Muscle Synergy-Based Control of Human-Manipulator Interactions

• Published in: IEEE/ASME International Conference on Advanced Intelligent Mechatronics pp. 667 - 672
• Main Authors: Chen, Siyu, Yi, Jingang, Liu, Tao
• Format: Conference Proceeding
• Language: English
• Published: IEEE 01.07.2020
• Subjects: Force; Human-robot interaction; Manipulators; Muscles; Neural networks; Task analysis
• ISSN: 2159-6255
• DOI: 10.1109/AIM43001.2020.9158935

One challenge of designing robot-assisted control is to identify and estimate human intention force and motion under dynamic disturbances. We present a robotic control design to help human in manipulator-assisted upperlimb movement applications. The control design uses a muscle synergy-based neural network method to predict human force and intention motion. A disturbance observer-based controller is designed to eliminate the influence of disturbances and allows human operators to achieve task by using their normal efforts.
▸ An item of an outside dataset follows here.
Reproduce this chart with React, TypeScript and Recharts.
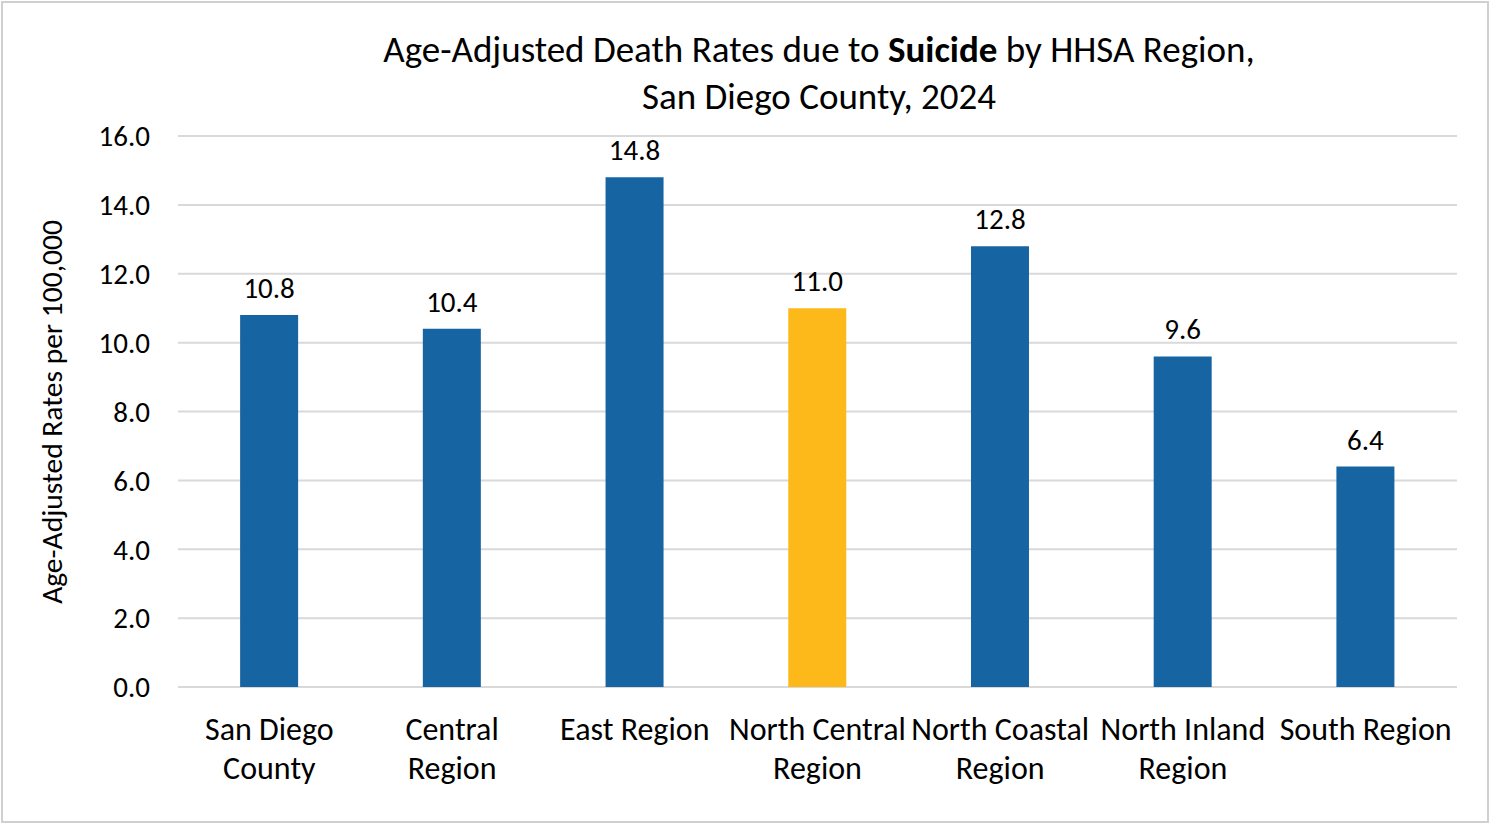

The control design takes advantage of predicted human force and intention motion to provide proper assistance in the human-manipulator interactions. Human subject experiments are presented to demonstrate the control robustness and performance of disturbance rejection. The comparison results with a benchmark controller also confirm that the proposed design provides manipulator-assisted capability to save human effort when there are additional loads and unknown disturbances.